Guillaume Collet, le 21/09/2012
Si, avec le lot de bonnes résolutions habituelles des débuts d’année, les récentes promesses gouvernementales ou les désaveux, c’est selon, votre enthousiasme reste intact ; si, comme la bêtise humaine, vôtre optimisme semble inaltérable et vous rend gentil, pire « niais » dans les soirées ; plongez avec la rigueur et le sérieux qu’il convient dans Les lisières d’Olivier Adam.
Une ode au suicide, une déclaration d’amour au néant ? Non, mais un violent rappel de toute la grise tristesse que peut contenir notre quotidien. Tout au long des 500 pages, l’auteur entretient par la répétition un regard désœuvré entre l’apitoiement et la consternation sur le monde qui l’entoure. Des vieux aux jeunes, des prolétaires tendance beauf banlieusards aux riches intellectuels bobo forcément Parisiens ; tout est sujet à la gravité, au constat d’un destin en faillite. Même la télévision et ses belles émissions de télé réalité sont attaquées.

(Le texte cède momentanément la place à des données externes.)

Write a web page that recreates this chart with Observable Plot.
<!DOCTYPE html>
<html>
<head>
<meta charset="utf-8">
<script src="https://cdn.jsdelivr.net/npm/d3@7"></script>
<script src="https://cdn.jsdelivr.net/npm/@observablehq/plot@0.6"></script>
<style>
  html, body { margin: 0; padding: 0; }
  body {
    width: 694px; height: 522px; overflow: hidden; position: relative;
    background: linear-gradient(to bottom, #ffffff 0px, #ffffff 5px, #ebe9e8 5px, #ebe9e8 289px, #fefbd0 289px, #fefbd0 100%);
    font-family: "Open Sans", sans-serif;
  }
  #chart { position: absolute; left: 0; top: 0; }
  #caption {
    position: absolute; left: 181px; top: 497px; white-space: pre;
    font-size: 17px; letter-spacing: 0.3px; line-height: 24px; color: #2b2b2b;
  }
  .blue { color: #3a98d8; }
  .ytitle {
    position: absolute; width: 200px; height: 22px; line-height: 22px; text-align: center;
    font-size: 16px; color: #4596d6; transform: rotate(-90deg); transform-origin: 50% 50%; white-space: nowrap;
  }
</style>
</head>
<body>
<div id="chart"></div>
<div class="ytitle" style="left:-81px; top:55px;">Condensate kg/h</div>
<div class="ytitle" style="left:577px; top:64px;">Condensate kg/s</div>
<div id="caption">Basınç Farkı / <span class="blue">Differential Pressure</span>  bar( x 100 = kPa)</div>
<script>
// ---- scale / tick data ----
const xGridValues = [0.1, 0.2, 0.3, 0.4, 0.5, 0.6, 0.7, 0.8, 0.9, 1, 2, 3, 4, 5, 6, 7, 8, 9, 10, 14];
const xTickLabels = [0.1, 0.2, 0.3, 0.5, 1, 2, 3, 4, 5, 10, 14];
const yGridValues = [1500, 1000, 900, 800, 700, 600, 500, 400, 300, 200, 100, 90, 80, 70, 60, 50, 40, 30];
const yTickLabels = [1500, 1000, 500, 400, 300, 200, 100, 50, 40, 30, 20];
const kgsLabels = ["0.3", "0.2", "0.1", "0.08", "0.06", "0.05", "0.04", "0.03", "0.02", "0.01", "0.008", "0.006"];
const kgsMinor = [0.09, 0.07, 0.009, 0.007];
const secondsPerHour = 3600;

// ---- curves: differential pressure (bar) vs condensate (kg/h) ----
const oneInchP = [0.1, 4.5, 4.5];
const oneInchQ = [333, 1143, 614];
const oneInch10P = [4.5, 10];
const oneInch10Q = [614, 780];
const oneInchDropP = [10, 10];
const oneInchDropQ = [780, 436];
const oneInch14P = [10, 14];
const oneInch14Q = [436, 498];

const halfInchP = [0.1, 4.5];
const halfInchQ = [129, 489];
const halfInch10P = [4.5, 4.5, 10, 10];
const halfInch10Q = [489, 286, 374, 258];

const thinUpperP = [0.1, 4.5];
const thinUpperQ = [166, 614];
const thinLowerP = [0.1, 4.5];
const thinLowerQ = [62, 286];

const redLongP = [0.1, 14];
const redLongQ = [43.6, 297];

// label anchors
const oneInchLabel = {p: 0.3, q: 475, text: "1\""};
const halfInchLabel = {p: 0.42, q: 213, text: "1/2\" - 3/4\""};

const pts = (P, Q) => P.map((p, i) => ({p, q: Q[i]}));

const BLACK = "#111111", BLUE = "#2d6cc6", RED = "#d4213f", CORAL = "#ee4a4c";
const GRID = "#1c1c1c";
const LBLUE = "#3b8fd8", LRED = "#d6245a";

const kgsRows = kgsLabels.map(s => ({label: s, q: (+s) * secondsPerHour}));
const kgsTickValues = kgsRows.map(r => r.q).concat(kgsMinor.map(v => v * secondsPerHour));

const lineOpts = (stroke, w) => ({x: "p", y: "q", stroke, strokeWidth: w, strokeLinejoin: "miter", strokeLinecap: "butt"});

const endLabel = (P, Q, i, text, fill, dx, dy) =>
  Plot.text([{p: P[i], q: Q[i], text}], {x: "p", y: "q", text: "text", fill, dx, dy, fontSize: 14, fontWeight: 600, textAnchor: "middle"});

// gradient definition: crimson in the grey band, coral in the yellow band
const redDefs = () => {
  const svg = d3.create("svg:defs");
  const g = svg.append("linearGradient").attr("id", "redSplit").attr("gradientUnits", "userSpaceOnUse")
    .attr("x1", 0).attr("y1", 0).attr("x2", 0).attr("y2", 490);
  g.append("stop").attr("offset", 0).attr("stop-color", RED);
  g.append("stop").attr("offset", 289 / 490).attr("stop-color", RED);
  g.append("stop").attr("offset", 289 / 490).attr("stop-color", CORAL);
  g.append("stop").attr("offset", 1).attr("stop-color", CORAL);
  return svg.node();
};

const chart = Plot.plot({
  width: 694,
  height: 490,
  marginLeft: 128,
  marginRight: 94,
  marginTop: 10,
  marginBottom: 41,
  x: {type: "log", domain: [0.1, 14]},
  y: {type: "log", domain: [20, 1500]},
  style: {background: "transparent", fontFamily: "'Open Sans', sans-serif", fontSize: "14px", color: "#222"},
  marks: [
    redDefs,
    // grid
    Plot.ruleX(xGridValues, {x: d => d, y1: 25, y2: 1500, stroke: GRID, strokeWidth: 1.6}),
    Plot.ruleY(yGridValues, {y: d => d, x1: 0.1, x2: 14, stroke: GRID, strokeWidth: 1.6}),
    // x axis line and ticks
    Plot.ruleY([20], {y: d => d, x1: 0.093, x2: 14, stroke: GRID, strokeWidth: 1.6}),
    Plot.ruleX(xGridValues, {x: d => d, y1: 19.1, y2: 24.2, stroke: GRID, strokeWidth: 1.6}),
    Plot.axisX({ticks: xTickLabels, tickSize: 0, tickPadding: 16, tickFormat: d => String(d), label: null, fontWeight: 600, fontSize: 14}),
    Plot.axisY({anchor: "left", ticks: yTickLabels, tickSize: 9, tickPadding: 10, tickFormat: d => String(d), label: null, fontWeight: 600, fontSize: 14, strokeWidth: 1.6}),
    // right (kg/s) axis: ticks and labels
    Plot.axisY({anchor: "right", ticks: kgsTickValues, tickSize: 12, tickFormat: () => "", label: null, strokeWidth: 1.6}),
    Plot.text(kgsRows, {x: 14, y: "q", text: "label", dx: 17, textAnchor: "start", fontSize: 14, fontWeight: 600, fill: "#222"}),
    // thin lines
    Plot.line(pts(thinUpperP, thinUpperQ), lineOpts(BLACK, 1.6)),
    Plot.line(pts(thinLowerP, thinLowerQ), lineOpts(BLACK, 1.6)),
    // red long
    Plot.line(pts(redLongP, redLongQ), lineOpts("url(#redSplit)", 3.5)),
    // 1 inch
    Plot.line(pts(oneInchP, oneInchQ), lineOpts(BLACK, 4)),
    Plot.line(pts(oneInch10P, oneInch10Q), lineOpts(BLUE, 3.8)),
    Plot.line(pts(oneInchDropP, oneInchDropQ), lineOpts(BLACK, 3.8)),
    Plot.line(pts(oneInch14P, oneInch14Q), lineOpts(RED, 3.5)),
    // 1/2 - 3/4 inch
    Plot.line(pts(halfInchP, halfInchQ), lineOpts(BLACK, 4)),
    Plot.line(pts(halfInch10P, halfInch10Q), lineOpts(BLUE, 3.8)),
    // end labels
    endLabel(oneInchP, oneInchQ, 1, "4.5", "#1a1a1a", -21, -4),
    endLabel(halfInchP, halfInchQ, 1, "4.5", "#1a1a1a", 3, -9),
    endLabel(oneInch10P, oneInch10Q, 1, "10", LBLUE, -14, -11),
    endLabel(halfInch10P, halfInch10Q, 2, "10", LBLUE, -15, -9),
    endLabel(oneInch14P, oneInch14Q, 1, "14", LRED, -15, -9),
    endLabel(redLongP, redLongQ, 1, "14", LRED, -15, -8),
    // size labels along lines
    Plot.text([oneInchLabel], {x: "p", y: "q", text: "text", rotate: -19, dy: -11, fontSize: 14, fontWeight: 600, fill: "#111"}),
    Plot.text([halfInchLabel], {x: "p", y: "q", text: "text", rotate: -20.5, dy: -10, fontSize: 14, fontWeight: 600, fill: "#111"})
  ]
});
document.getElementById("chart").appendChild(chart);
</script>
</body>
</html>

Réactionnaire pamphlétaire ? Non plus, Olivier Adam flirte, frôle, mais au final évite, ce fréquent écueil de la littérature en prise avec le social. Une sincérité revendiquée, soutenue par une prose sans emphase mais aussi une réflexion de fond évite le pur déballage réactionnaire. Car si le sujet principal semble être le rapport de l’individu avec la culture et son formalisme, on peut y voir surtout une mise à l’épreuve d’une certaine littérature.
En effet, ce constat du cloisonnement des classes, subit et entretenu par chacun est dénoncé à travers le parcours de Paul : écrivain scénariste au divorce douloureux. Celui-ci revient voir ses parents dans sa ville natale. Ses angoisses actuelles se confrontent alors avec le souvenir du mal être de sa jeunesse. Pour justifier ou expliquer l’un et l’autre il va faire le procès de la société, mais surtout, constater les paradoxes de sa propre littérature qui, oh! fatalisme de l’autofiction, semble si proche de celle de l’auteur. Cette écriture, qui trouve sa force dans les origines modestes de son auteur, se retrouve en prise avec les personnes qui l’inspirent mais qui ne la lisent pas, pire la dénigrent.

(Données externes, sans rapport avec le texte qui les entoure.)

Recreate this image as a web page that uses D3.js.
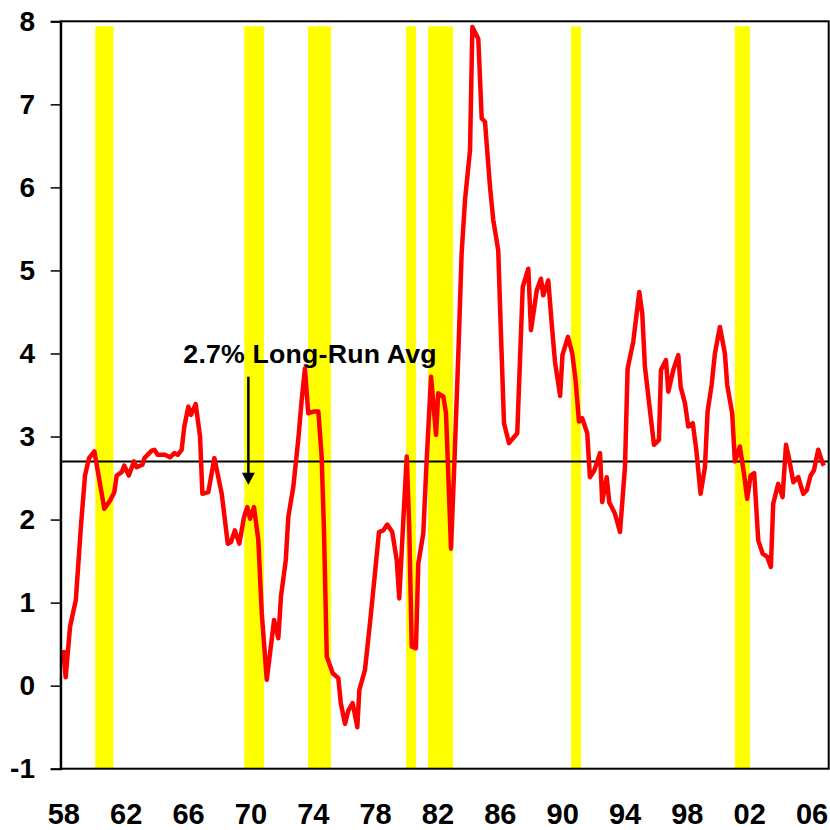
<!DOCTYPE html>
<html>
<head>
<meta charset="utf-8">
<script src="https://cdn.jsdelivr.net/npm/d3@7"></script>
<style>
  html, body { margin: 0; padding: 0; background: #fff; }
  svg { display: block; }
  text { font-family: "Liberation Sans", Arial, sans-serif; font-weight: bold; }
</style>
</head>
<body>
<div id="chart"></div>
<script>
// ---- data (decimal year, value) ----
const years = [
  1958.0,1958.15,1958.43,1958.8,1959.14,1959.39,1959.65,1959.99,1960.63,1961.0,
  1961.27,1961.42,1961.74,1961.91,1962.2,1962.53,1962.7,1963.07,1963.2,1963.67,
  1963.84,1964.05,1964.52,1964.84,1965.12,1965.34,1965.59,1965.76,1966.02,1966.19,
  1966.49,1966.77,1966.92,1967.3,1967.69,1968.16,1968.55,1968.76,1969.0,1969.29,
  1969.59,1969.8,1969.98,1970.23,1970.51,1970.73,1971.05,1971.26,1971.52,1971.79,
  1971.96,1972.27,1972.43,1972.75,1973.07,1973.29,1973.5,1973.71,1974.04,1974.36,
  1974.57,1974.72,1974.9,1975.28,1975.64,1975.8,1976.07,1976.28,1976.56,1976.86,
  1976.99,1977.35,1977.67,1977.99,1978.25,1978.53,1978.78,1979.1,1979.39,1979.55,
  1979.81,1980.03,1980.19,1980.35,1980.62,1980.77,1981.09,1981.31,1981.59,1981.91,
  1982.05,1982.38,1982.55,1982.87,1983.1,1983.34,1983.55,1983.77,1984.09,1984.24,
  1984.62,1984.84,1985.05,1985.37,1985.58,1985.9,1986.08,1986.27,1986.59,1987.12,
  1987.47,1987.83,1988.0,1988.37,1988.64,1988.79,1989.11,1989.33,1989.54,1989.87,
  1990.02,1990.37,1990.65,1990.86,1991.08,1991.29,1991.61,1991.78,1992.06,1992.43,
  1992.57,1992.86,1993.02,1993.39,1993.71,1994.03,1994.2,1994.56,1994.78,1994.95,
  1995.14,1995.31,1995.63,1995.89,1996.21,1996.34,1996.66,1996.81,1997.13,1997.45,
  1997.6,1997.88,1998.09,1998.38,1998.6,1998.88,1999.16,1999.33,1999.59,1999.8,
  2000.12,2000.44,2000.59,2000.91,2001.08,2001.4,2001.66,2001.87,2002.09,2002.32,
  2002.58,2002.86,2003.16,2003.39,2003.54,2003.86,2004.14,2004.36,2004.57,2004.83,
  2005.15,2005.47,2005.69,2005.94,2006.15,2006.43,2006.71,2006.8
];
const values = [
  0.43,0.10,0.71,1.03,1.95,2.53,2.74,2.82,2.13,2.23,
  2.33,2.53,2.57,2.65,2.53,2.70,2.63,2.66,2.74,2.83,
  2.84,2.78,2.78,2.75,2.80,2.78,2.84,3.12,3.36,3.26,
  3.39,3.00,2.31,2.33,2.74,2.31,1.71,1.73,1.87,1.71,
  2.03,2.15,2.01,2.15,1.75,0.87,0.07,0.39,0.79,0.57,
  1.07,1.51,2.03,2.39,2.96,3.44,3.82,3.28,3.30,3.30,
  2.76,1.87,0.35,0.15,0.09,-0.21,-0.46,-0.30,-0.21,-0.50,
  -0.05,0.19,0.75,1.35,1.85,1.87,1.94,1.85,1.51,1.05,
  1.99,2.76,1.91,0.47,0.45,1.47,1.83,2.72,3.72,3.02,
  3.52,3.48,3.28,1.65,2.75,4.00,5.20,5.85,6.45,7.93,
  7.79,6.83,6.79,6.01,5.61,5.24,4.20,3.16,2.92,3.04,
  4.80,5.02,4.28,4.76,4.90,4.70,4.88,4.36,3.90,3.49,
  3.98,4.20,4.00,3.68,3.18,3.22,3.04,2.51,2.59,2.80,
  2.21,2.51,2.21,2.07,1.85,2.63,3.82,4.14,4.48,4.74,
  4.48,3.84,3.32,2.90,2.96,3.80,3.92,3.54,3.80,3.98,
  3.60,3.40,3.12,3.16,2.85,2.31,2.63,3.30,3.62,4.00,
  4.32,4.00,3.62,3.28,2.70,2.88,2.56,2.25,2.53,2.56,
  1.75,1.59,1.55,1.43,2.19,2.43,2.27,2.90,2.72,2.45,
  2.51,2.31,2.35,2.53,2.59,2.84,2.68,2.65
];
// recession periods (start, end) in decimal years
const recessionStart = [1960.05, 1969.61, 1973.70, 1979.99, 1981.39, 1990.57, 2001.08];
const recessionEnd   = [1961.21, 1970.87, 1975.17, 1980.62, 1983.00, 1991.21, 2002.05];
const recessionTop = 7.94;
// axis ticks
const xTickYears  = [1958,1962,1966,1970,1974,1978,1982,1986,1990,1994,1998,2002,2006];
const xTickLabels = ["58","62","66","70","74","78","82","86","90","94","98","02","06"];
const yTicks = [-1,0,1,2,3,4,5,6,7,8];
// long-run average annotation
const longRunAvg = 2.7;
const annoText = "2.7% Long-Run Avg";
const annoTextYear = 1965.7, annoTextValue = 3.88;
const arrowYear = 1969.87, arrowFromValue = 3.72, arrowToValue = 2.42;

// ---- layout ----
const W = 830, H = 830;
const mLeft = 60.7, mRight = 828.7, mTop = 21.3, mBottom = 768.7;

const svg = d3.select("#chart").append("svg").attr("width", W).attr("height", H);

const x = d3.scaleLinear().domain([1957.83, 2007.1]).range([mLeft, mRight]);
const y = d3.scaleLinear().domain([-1, 8]).range([mBottom, mTop]);

// recession bars
svg.append("g").selectAll("rect")
  .data(recessionStart.map((s, i) => [s, recessionEnd[i]]))
  .join("rect")
  .attr("x", d => x(d[0]))
  .attr("width", d => x(d[1]) - x(d[0]))
  .attr("y", y(recessionTop))
  .attr("height", y(-1) - y(recessionTop))
  .attr("fill", "#ffff00");

// long-run average line
svg.append("line")
  .attr("x1", mLeft).attr("x2", mRight)
  .attr("y1", y(longRunAvg)).attr("y2", y(longRunAvg))
  .attr("stroke", "#000").attr("stroke-width", 2);

// series line
const series = years.map((t, i) => [t, values[i]]);
svg.append("path")
  .datum(series)
  .attr("fill", "none")
  .attr("stroke", "#ff0000")
  .attr("stroke-width", 4.5)
  .attr("stroke-linejoin", "round")
  .attr("d", d3.line().x(d => x(d[0])).y(d => y(d[1])));

// frame
svg.append("rect")
  .attr("x", mLeft).attr("y", mTop)
  .attr("width", mRight - mLeft).attr("height", mBottom - mTop)
  .attr("fill", "none").attr("stroke", "#000").attr("stroke-width", 2);

// y axis
const yAxis = svg.append("g")
  .attr("transform", `translate(${mLeft},0)`)
  .call(d3.axisLeft(y).tickValues(yTicks).tickSize(10).tickPadding(15.7).tickFormat(d => String(d)));
yAxis.select(".domain").attr("stroke", "#000").attr("stroke-width", 2);
yAxis.selectAll(".tick line").attr("stroke", "#000").attr("stroke-width", 1.5);
yAxis.selectAll(".tick text")
  .attr("font-size", 28).attr("font-family", "Liberation Sans, Arial, sans-serif")
  .attr("font-weight", "bold").attr("fill", "#000");

// x axis (labels only)
const xAxis = svg.append("g")
  .attr("transform", `translate(0,${mBottom})`)
  .call(d3.axisBottom(x).tickValues(xTickYears).tickSize(0).tickPadding(35)
        .tickFormat((d, i) => xTickLabels[i]));
xAxis.select(".domain").remove();
xAxis.selectAll(".tick text")
  .attr("font-size", 29).attr("font-family", "Liberation Sans, Arial, sans-serif")
  .attr("font-weight", "bold").attr("fill", "#000");

// annotation
svg.append("text")
  .attr("x", x(annoTextYear)).attr("y", y(annoTextValue))
  .attr("font-size", 26.7).attr("letter-spacing", 0.2).attr("fill", "#000")
  .text(annoText);

const ax = x(arrowYear), ay0 = y(arrowFromValue), ay1 = y(arrowToValue);
svg.append("line")
  .attr("x1", ax).attr("x2", ax)
  .attr("y1", ay0).attr("y2", ay1 - 10)
  .attr("stroke", "#000").attr("stroke-width", 2.5);
svg.append("path")
  .attr("d", `M${ax - 6.5},${ay1 - 12} L${ax + 6.5},${ay1 - 12} L${ax},${ay1} Z`)
  .attr("fill", "#000");
</script>
</body>
</html>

Alors, si vous êtes riches, vivant dans un ghetto de nantis ou qui sait, dans une véritable tour d’ivoire, envoyez une de vos licornes acheter ce roman. Il rassasie ce qu’il faut de notre curiosité malsaine quant au malheur des autres, et complait cet agréable sentiment qui est de savoir qu’il existe des gens plus bêtes et moins chanceux que nous.
Pour ceux qui ont au moins une fois fréquenté un quai de RER et que l’ISF n’inquiète, bref ceux qui savent que le monde est plus rude qu’une publicité, ce récit ne fera que souligner avec défaitisme les problèmes qui nous étreignent chaque jour, ni plus ni moins.